_SHORT TASK_:
Answer with nothing but a number: how many lines include the word "produces"?

_Charts and diagrams as code_:

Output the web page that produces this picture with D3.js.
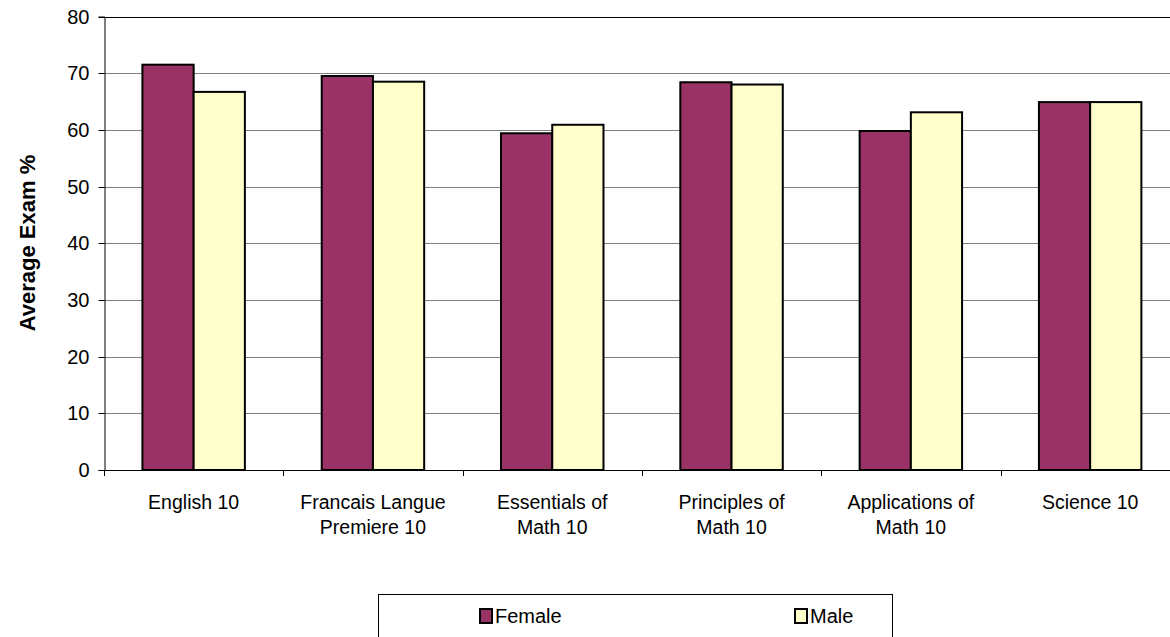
<!DOCTYPE html>
<html><head><meta charset="utf-8">
<script src="https://cdn.jsdelivr.net/npm/d3@7"></script>
<style>body{margin:0;background:#fff}svg{display:block;font-family:"Liberation Sans",Arial,sans-serif}</style>
</head><body>
<svg id="c" width="1170" height="637"></svg>
<script>
const categories = [["English 10"],["Francais Langue","Premiere 10"],["Essentials of","Math 10"],["Principles of","Math 10"],["Applications of","Math 10"],["Science 10"]];
const seriesNames = ["Female","Male"];
const female = [71.5, 69.5, 59.4, 68.4, 59.8, 64.9];
const male = [66.7, 68.5, 60.9, 68.0, 63.1, 64.9];
const yTicks = [0,10,20,30,40,50,60,70,80];
const colors = ["#993366","#FFFFCC"];

(function(){
const svg = d3.select("#c");
const pLeft = 104, pTop = 16.5, pBottom = 470, band = 179.3;
const x = d3.scaleBand().domain(d3.range(categories.length)).range([pLeft, pLeft + band*categories.length]).paddingInner(0).paddingOuter(0);
const y = d3.scaleLinear().domain([0,80]).range([pBottom, pTop]);
const bw = band/3.5;
const xs = d3.scaleBand().domain([0,1]).range([0, bw*2]);

// gridlines
svg.append("g").selectAll("line").data(yTicks.filter(d=>d>0)).join("line")
  .attr("x1", pLeft).attr("x2", pLeft + band*6).attr("y1", d=>Math.round(y(d))+0.5).attr("y2", d=>Math.round(y(d))+0.5)
  .attr("stroke", d=> d===80 ? "#000" : "#808080").attr("stroke-width",1);

// y axis
const ya = svg.append("g").attr("transform",`translate(${pLeft+0.5},0)`)
  .call(d3.axisLeft(y).tickValues(yTicks).tickSize(6).tickPadding(9));
ya.select(".domain").attr("stroke","#000");
ya.selectAll("line").attr("stroke","#000");
ya.selectAll("text").attr("font-size",20).attr("fill","#000").attr("font-family","Liberation Sans, Arial, sans-serif");
ya.selectAll(".tick").attr("transform", d=>`translate(0,${Math.round(y(d))+0.5})`);

// bars
const data = categories.map((c,i)=>[female[i], male[i]]);
const g = svg.append("g").selectAll("g").data(data).join("g")
  .attr("transform",(d,i)=>`translate(${x(i) + (band - bw*2)/2},0)`);
g.selectAll("rect").data(d=>d.map((v,j)=>({v,j}))).join("rect")
  .attr("x", d=>xs(d.j)).attr("width", bw)
  .attr("y", d=>y(d.v)).attr("height", d=>pBottom - y(d.v))
  .attr("fill", d=>colors[d.j]).attr("stroke","#000").attr("stroke-width",2);

// x axis
svg.append("line").attr("x1",pLeft).attr("x2",pLeft+band*6).attr("y1",pBottom+0.5).attr("y2",pBottom+0.5).attr("stroke","#000");
svg.append("g").selectAll("line").data(d3.range(categories.length+1)).join("line")
  .attr("x1",d=>Math.round(pLeft+band*d)+0.5).attr("x2",d=>Math.round(pLeft+band*d)+0.5)
  .attr("y1",pBottom).attr("y2",pBottom+6).attr("stroke","#000");
const lab = svg.append("g").selectAll("text").data(categories).join("text")
  .attr("x",(d,i)=>x(i)+band/2).attr("y",509).attr("text-anchor","middle").attr("font-size",19.5).attr("fill","#000");
lab.selectAll("tspan").data(d=>d).join("tspan").attr("x",function(){return this.parentNode.getAttribute("x");})
  .attr("dy",(d,i)=>i===0?0:25).text(d=>d);

// y title
svg.append("text").attr("transform",`translate(35,243) rotate(-90)`).attr("text-anchor","middle")
  .attr("font-size",22).attr("font-weight","bold").text("Average Exam %");

// legend
svg.append("rect").attr("x",378.5).attr("y",594.5).attr("width",514).attr("height",60).attr("fill","#fff").attr("stroke","#000");
const lg = svg.append("g").selectAll("g").data(seriesNames).join("g")
  .attr("transform",(d,i)=>`translate(${[480,795][i]},0)`);
lg.append("rect").attr("x",0).attr("y",609).attr("width",12).attr("height",14).attr("fill",(d,i)=>colors[i]).attr("stroke","#000").attr("stroke-width",2);
lg.append("text").attr("x",15).attr("y",623).attr("font-size",20).text(d=>d);
})();
</script>
</body></html>
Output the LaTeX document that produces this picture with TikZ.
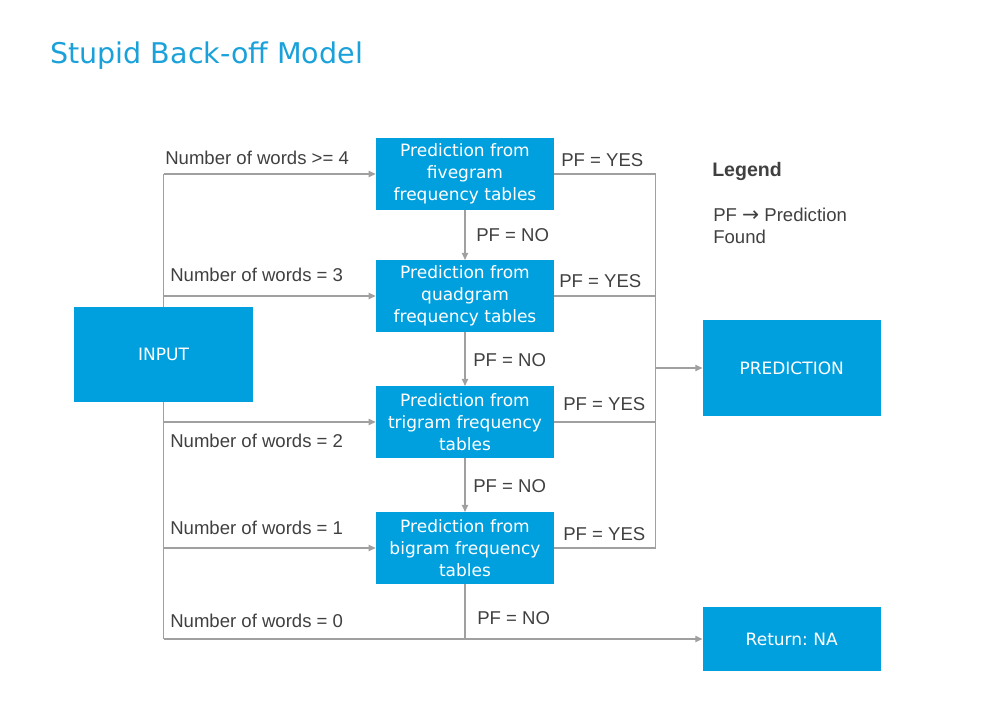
\documentclass[tikz,border=0pt]{standalone}
\usepackage{fontspec}
\setmainfont{Liberation Sans}
\newfontfamily\boxfont{DejaVu Sans}
\usetikzlibrary{arrows.meta}
\definecolor{boxblue}{HTML}{00A0DE}
\definecolor{titleblue}{HTML}{1BA1DA}
\definecolor{linegray}{HTML}{A0A0A0}
\definecolor{textgray}{HTML}{404040}
\frenchspacing

\begin{document}
\begin{tikzpicture}[x=0.025cm,y=-0.025cm,
    blk/.style={fill=boxblue,text=white,inner sep=0pt,align=center,minimum width=4.45cm,minimum height=1.79cm,font=\boxfont\fontsize{12.1}{15.6}\selectfont},
    lnk/.style={draw=linegray,line width=0.8pt},
    arr/.style={lnk,-{Triangle[length=5pt,width=4.5pt]}},
    lbl/.style={anchor=base west,inner sep=0pt,text=textgray,font=\fontsize{13.2}{15.4}\selectfont}]
  \useasboundingbox (0,0) rectangle (1008,720);
  % Title
  \node[anchor=base west,inner sep=0pt,text=titleblue,font=\boxfont\fontsize{20.3}{24}\selectfont] (title) at (50,64) {Stupid Back-off Model};
  % Blocks
  \node[blk,minimum width=4.47cm,minimum height=2.38cm] (input) at (163.5,354.5) {INPUT};
  \node[blk] (five) at (465,174) {Prediction from\\fivegram\\frequency tables};
  \node[blk] (quad) at (465,296) {Prediction from\\quadgram\\frequency tables};
  \node[blk] (tri)  at (465,422) {Prediction from\\trigram frequency\\tables};
  \node[blk] (bi)   at (465,548) {Prediction from\\bigram frequency\\tables};
  \node[blk,minimum height=2.39cm] (pred) at (791.7,368) {PREDICTION};
  \node[blk,minimum height=1.62cm] (na)   at (791.7,639) {Return: NA};
  \coordinate (join) at (655.7,368);
  % Input bus
  \draw[lnk] (input.north) -- (input.north |- five.west);
  \draw[arr] (input.north |- five.west) -- (five.west);
  \draw[arr] (input.north |- quad.west) -- (quad.west);
  \draw[lnk] (input.south) -- (input.south |- na.west);
  \draw[arr] (input.south |- tri.west) -- (tri.west);
  \draw[arr] (input.south |- bi.west) -- (bi.west);
  \draw[arr] (input.south |- na.west) -- (na.west);
  % Back-off chain
  \draw[arr] (five) -- (quad);
  \draw[arr] (quad) -- (tri);
  \draw[arr] (tri) -- (bi);
  \draw[lnk] (bi.south) -- (bi.south |- na.west);
  % Prediction bus
  \draw[lnk] (five.east) -| (join |- bi.east) -- (bi.east);
  \draw[lnk] (quad.east) -- (join |- quad.east);
  \draw[lnk] (tri.east) -- (join |- tri.east);
  \draw[arr] (join) -- (pred.west);
  % Labels
  \node[lbl] (w4) at (165,165) {Number of words >= 4};
  \node[lbl] (w3) at (170,282) {Number of words = 3};
  \node[lbl] (w2) at (170,448) {Number of words = 2};
  \node[lbl] (w1) at (170,535) {Number of words = 1};
  \node[lbl] (w0) at (170,628) {Number of words = 0};
  \node[lbl] (yes5) at (561,167) {PF = YES};
  \node[lbl] (yes4) at (559,288) {PF = YES};
  \node[lbl] (yes3) at (563,411) {PF = YES};
  \node[lbl] (yes2) at (563,541) {PF = YES};
  \node[lbl] (no5) at (476,242) {PF = NO};
  \node[lbl] (no4) at (473,367) {PF = NO};
  \node[lbl] (no3) at (473,493) {PF = NO};
  \node[lbl] (no2) at (477,625) {PF = NO};
  % Legend
  \node[lbl,font=\bfseries\fontsize{13.9}{16}\selectfont] (leg) at (712,177) {Legend};
  \node[lbl] (legpf) at (713,222) {PF {\boxfont\fontsize{14.5}{16}\selectfont →} Prediction};
  \node[lbl] (legfound) at (713,244) {Found};
\end{tikzpicture}
\end{document}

_COMPLETE ANSWER_:
2